Fleet Command was previously made up of seven Force Element Groups. Due to changes it was made into four Force Commands:
- Surface Force, covering the RAN's surface combatants (generally ships of frigate size or larger)
- Submarine Force, operating the Collins class submarines
- Mine Warfare, Hydrographic and Patrol Boat Force, an amalgamation of the previous Patrol Boat, Hydrographic, and Mine Warfare and Clearance Diving Forces, operating what are collectively termed the RAN's "minor war vessels"
- Fleet Air Arm, responsible for the navy's aviation assets
The RAN currently has forces deployed on three major operations:
- Operation Anode – Australia's contribution to the Regional Assistance Mission in the Solomon Islands.
- Operation Slipper – Australia's commitment to the International Coalition forces in Afghanistan and against Terrorism (ICAT).
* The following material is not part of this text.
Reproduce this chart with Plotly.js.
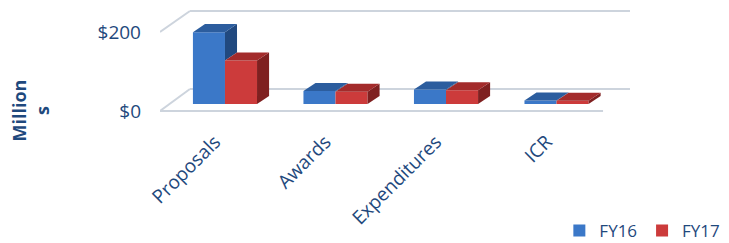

The RAN's contribution is normally one ship in the Persian Gulf.
- Operation Resolute – the ADF's contribution to patrolling Australia's Exclusive Economic Zone. The RAN's contribution to Resolute is at least seven Armidale class patrol boats, plus a large surface combatant on standby.
The RAN has two primary bases for its fleet:
- Fleet Base East, located at HMAS Kuttabul, Sydney
- Fleet Base West, located at HMAS Stirling, near Perth.
In addition, three other bases are home to the smaller warships (e.g. Patrol boats):
As of June 2011, the RAN has 14,215 permanent full time personnel, 161 gap year personnel, and 2,150 reserve personnel. The permanent full time force consisted of 3,357 commissioned officers, and 10,697 enlisted personnel. As of June 2010 male personnel make up 82% of the permanent full time force, while female personnel make up 18%. The RAN has the highest percentage of women in the ADF, compared to the RAAF's 17.8% and the Army's 9.7%.